Is all of this true. I am wanting to start a batch of fruit wine, but do not want my bottles exploding. What do you guys do when making fruit wine??
 
What probably happened was that he did not add k-meta and sorbate before back sweetening and wait to make sure refermentation did not restart by checking sg with hydrometer. This is an absolute neccessity to avoid exploding bottles! It is called stabilizing.
 
The process of stabilizing the wine with the proper amount of potassium sorbate (1/2 tsp per gal) and potassium or sodium metabisulfite is what prevents the active yeast from fermenting the added sugar when back sweetening.


This process is the same not matter what type of wine you are making.


Filtering the yeast out is possible but you would need a very small micron filter and is not practical, necessary, or worth the time and effort..
 
I stabilize my fruit wines with Sorbate. Sorbate acts as a birth control agent for yeast! It prevents them from multiplying, so after I back sweeten the wine, there will be a little fermentation until the remaining yeast die. That's why I always sweeten and leave it for a few weeks before bottling.

Filtering will work too, however, the filters that are available to home wine makers are not fine enough to adequately remove the yeast. You need to be below 0.5 micron. The Buon Vino mini-jet #3 pads come close at about 0.6, but not close enough. You'd need an enolmatic sterile filter to get all the yeast out.
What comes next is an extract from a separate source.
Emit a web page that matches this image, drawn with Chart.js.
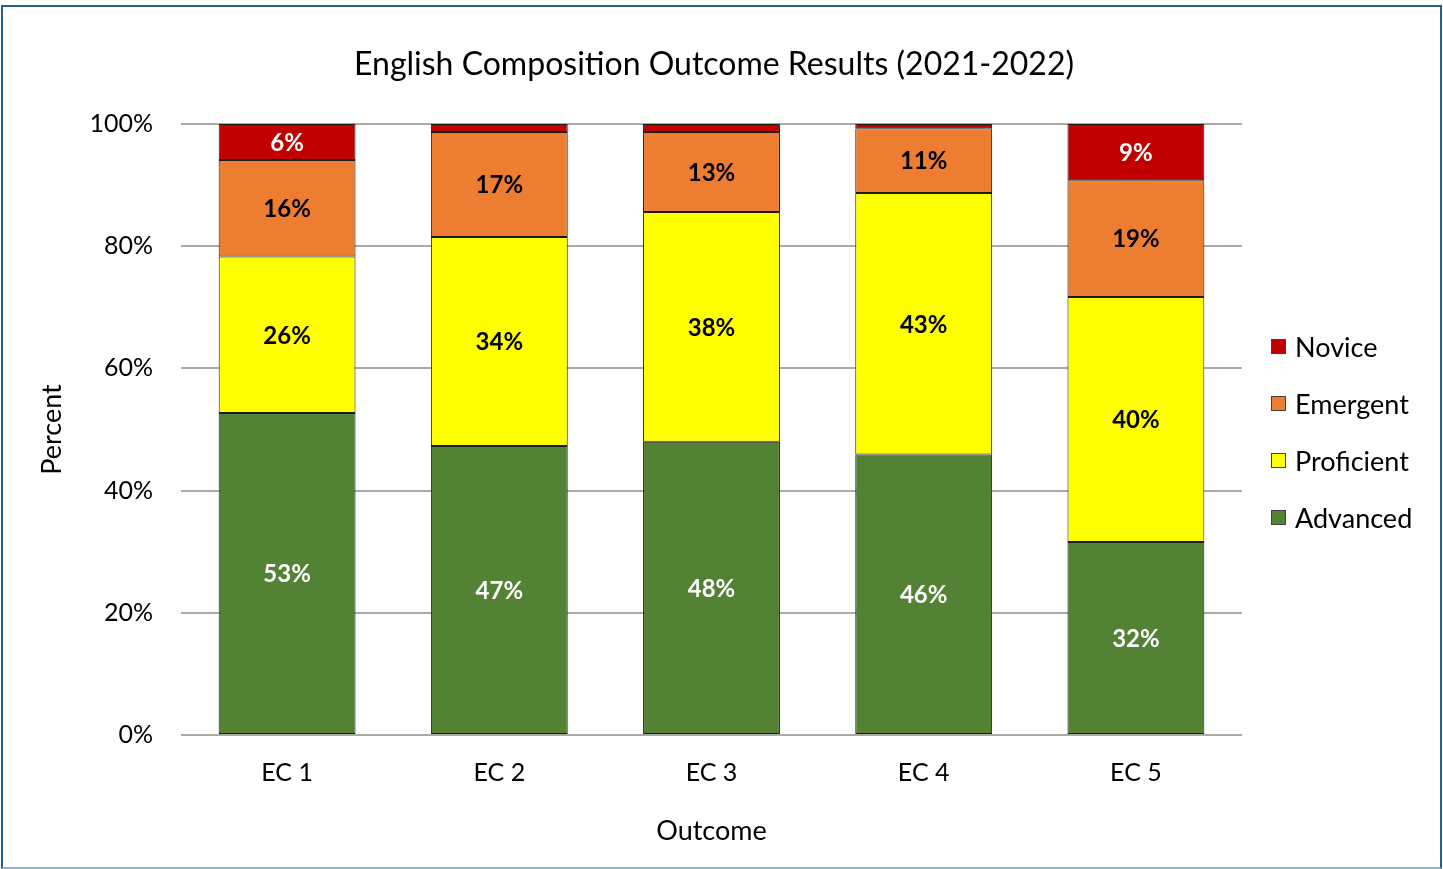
<!DOCTYPE html>
<html>
<head>
<meta charset="utf-8">
<script src="https://cdn.jsdelivr.net/npm/chart.js@4.4.1/dist/chart.umd.min.js"></script>
<style>
  html, body { margin: 0; padding: 0; background: #fff; }
  #wrap { position: relative; width: 1443px; height: 869px; }
  #c { position: absolute; left: 0; top: 0; }
  #frame { position: absolute; left: 1px; top: 5px; width: 1441px; height: 864px; box-sizing: border-box;
           border: 2px solid #1F5F99; border-bottom-color: #8FB3D3; pointer-events: none; }
</style>
</head>
<body>
<div id="wrap">
  <canvas id="c" width="1443" height="869"></canvas>
  <div id="frame"></div>
</div>
<script>
const categories = ["EC 1", "EC 2", "EC 3", "EC 4", "EC 5"];
const seriesNames = ["Advanced", "Proficient", "Emergent", "Novice"];
const advanced   = [52.7, 47.3, 48.0, 45.9, 31.6];
const proficient = [25.6, 34.2, 37.6, 42.8, 40.1];
const emergent   = [15.8, 17.2, 13.1, 10.6, 19.1];
const novice     = [5.9, 1.3, 1.3, 0.7, 9.2];
const yTicks = [0, 20, 40, 60, 80, 100];
const titleText = "English Composition Outcome Results (2021-2022)";
const xTitle = "Outcome";
const yTitle = "Percent";

const colors = ["#548235", "#FFFF00", "#ED7D31", "#C00000"];
const labelColors = ["#FFFFFF", "#000000", "#000000", "#FFFFFF"];
const FONT = "Lato, 'Open Sans', sans-serif";

const seriesData = [advanced, proficient, emergent, novice];

const dataLabelPlugin = {
  id: 'dataLabels',
  afterDatasetsDraw(chart) {
    const ctx = chart.ctx;
    ctx.save();
    ctx.font = "bold 24px " + FONT;
    ctx.textAlign = "center";
    ctx.textBaseline = "middle";
    chart.data.datasets.forEach((ds, i) => {
      const meta = chart.getDatasetMeta(i);
      meta.data.forEach((el, j) => {
        const v = ds.data[j];
        if (v < 4) return;
        const cy = (el.y + el.base) / 2 + 1;
        ctx.fillStyle = labelColors[i];
        ctx.fillText(Math.round(v) + "%", el.x, cy);
      });
    });
    ctx.restore();
  }
};

const legendPlugin = {
  id: 'customLegend',
  afterDraw(chart) {
    const ctx = chart.ctx;
    ctx.save();
    ctx.font = "27px " + FONT;
    ctx.textAlign = "left";
    ctx.textBaseline = "middle";
    const x0 = 1271, yStart = 347, gap = 57;
    const order = [3, 2, 1, 0];
    order.forEach((idx, k) => {
      const y = yStart + k * gap;
      ctx.fillStyle = colors[idx];
      ctx.fillRect(x0, y - 8, 15, 15);
      ctx.strokeStyle = "#404040";
      ctx.lineWidth = 1;
      ctx.strokeRect(x0 + 0.5, y - 7.5, 14, 14);
      ctx.fillStyle = "#000";
      ctx.fillText(seriesNames[idx], x0 + 24, y + 1);
    });
    ctx.restore();
  }
};

const titlePlugin = {
  id: 'customTitle',
  afterDraw(chart) {
    const ctx = chart.ctx;
    ctx.save();
    ctx.font = "32px " + FONT;
    ctx.textAlign = "center";
    ctx.textBaseline = "middle";
    ctx.fillStyle = "#000";
    ctx.fillText(titleText, 714, 65);
    ctx.restore();
  }
};

const bgPlugin = {
  id: 'bg',
  beforeDraw(chart) {
    const ctx = chart.ctx;
    ctx.save();
    ctx.fillStyle = "#fff";
    ctx.fillRect(0, 0, chart.width, chart.height);
    ctx.restore();
  }
};

new Chart(document.getElementById('c'), {
  type: 'bar',
  data: {
    labels: categories,
    datasets: seriesNames.map((name, i) => ({
      label: name,
      data: seriesData[i],
      backgroundColor: colors[i],
      borderColor: "#1a1a1a",
      borderWidth: 1,
      borderSkipped: false,
      categoryPercentage: 1.0,
      barPercentage: 0.645
    }))
  },
  options: {
    responsive: false,
    animation: false,
    devicePixelRatio: 1,
    layout: { padding: { left: 0, right: 201, top: 124, bottom: 0 } },
    plugins: {
      legend: { display: false },
      tooltip: { enabled: false },
      title: { display: false }
    },
    scales: {
      x: {
        stacked: true,
        grid: { display: false, drawTicks: false },
        border: { display: false },
        ticks: { color: "#000", font: { family: FONT, size: 25 }, padding: 23 },
        title: { display: true, text: xTitle, color: "#000", font: { family: FONT, size: 27 }, padding: { top: 0, bottom: 22 } },
        afterFit(scale) { scale.height = 134; }
      },
      y: {
        stacked: true,
        min: 0, max: 100,
        afterBuildTicks(scale) { scale.ticks = yTicks.map(v => ({ value: v })); },
        grid: { color: "#ADA9A5", lineWidth: 2, drawTicks: false },
        border: { display: false },
        ticks: { color: "#000", font: { family: FONT, size: 25 }, padding: 28, callback: v => v + "%" },
        title: { display: true, text: yTitle, color: "#000", font: { family: FONT, size: 27 }, padding: { top: 36, bottom: 0 } },
        afterFit(scale) { scale.width = 181; }
      }
    }
  },
  plugins: [bgPlugin, dataLabelPlugin, legendPlugin, titlePlugin]
});
</script>
</body>
</html>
Sorbate works just fine and does help to prevent bottle bombs.
 
Dean! Nice way of explaining it. Birth control, it's a good thing!
smiley36.gif
 
When you talk of exploding bottles, are you talking broken glass or popping the corks? Is there a way of noticing this before it happens? Corks slowly pushing out, bubbles, leaking corks? Or is it just a suprise attack? js
 
Probably see corks rising and maybe sediment on the bottom since there
is fermentation. I would imagine just corks popping but dont know and
hopefully never will. Fingers crossed!